On the compliance method and the assessment of three-dimensional seafloor gas hydrate deposits

Abstract

Marine gas hydrates, prevalent in offshore sediments in Canada and Japan, are a possible hydrocarbon resource, a hazard to drilling and the source of a major greenhouse gas. Quantitative estimates of hydrate concentrations in deep sea sediment are difficult to obtain by conventional methods. Our group has sought novel techniques specifically designed for assessment such as the compliance method where ocean surface gravity waves are used as a source. Compliance is the transfer function between the vertical displacement of the seafloor and the corresponding pressure expressed as a function of wavelength.

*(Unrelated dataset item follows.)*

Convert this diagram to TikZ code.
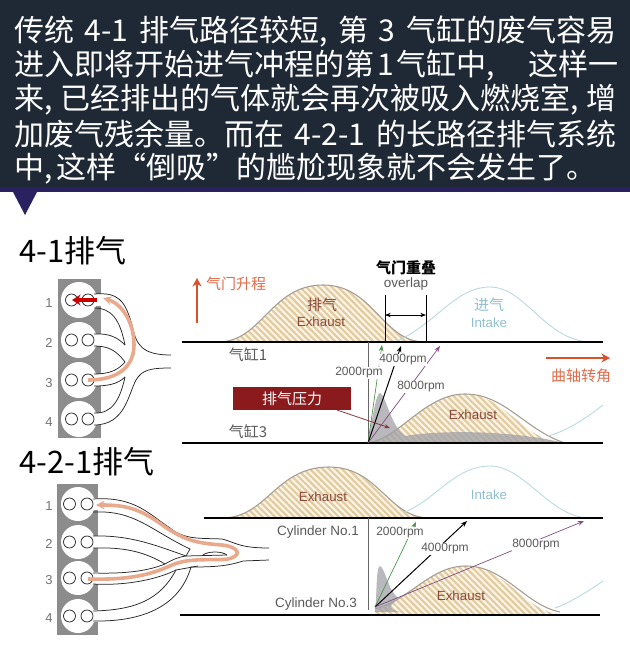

It is sensitive to the elastic parameters of the underlying sediments, particularly the shear modulus which is probably increased in zones containing hydrate due to cementation. Our group has demonstrated a connection between a compliance measurement and the amount of hydrate present in the hydrate stability zone for layered models. Here, we develop a 3-D numerical finite-difference code using control volume discretization to predict the compliance response over non-layered structures. Among the features of the algorithm are an ability to handle sharp contrasts in elastic moduli with a low usage of computer memory. The compliance ‘anomaly’ over such structures has a signature and resolution not unlike the corresponding gravity anomaly. The average response over heterogeneous structures is sensitive to the bulk hydrate content but not the connectivity pattern. Gravity waves with different polarizations crossing markedly anisotropic structures produce statistically the same average stiffness value.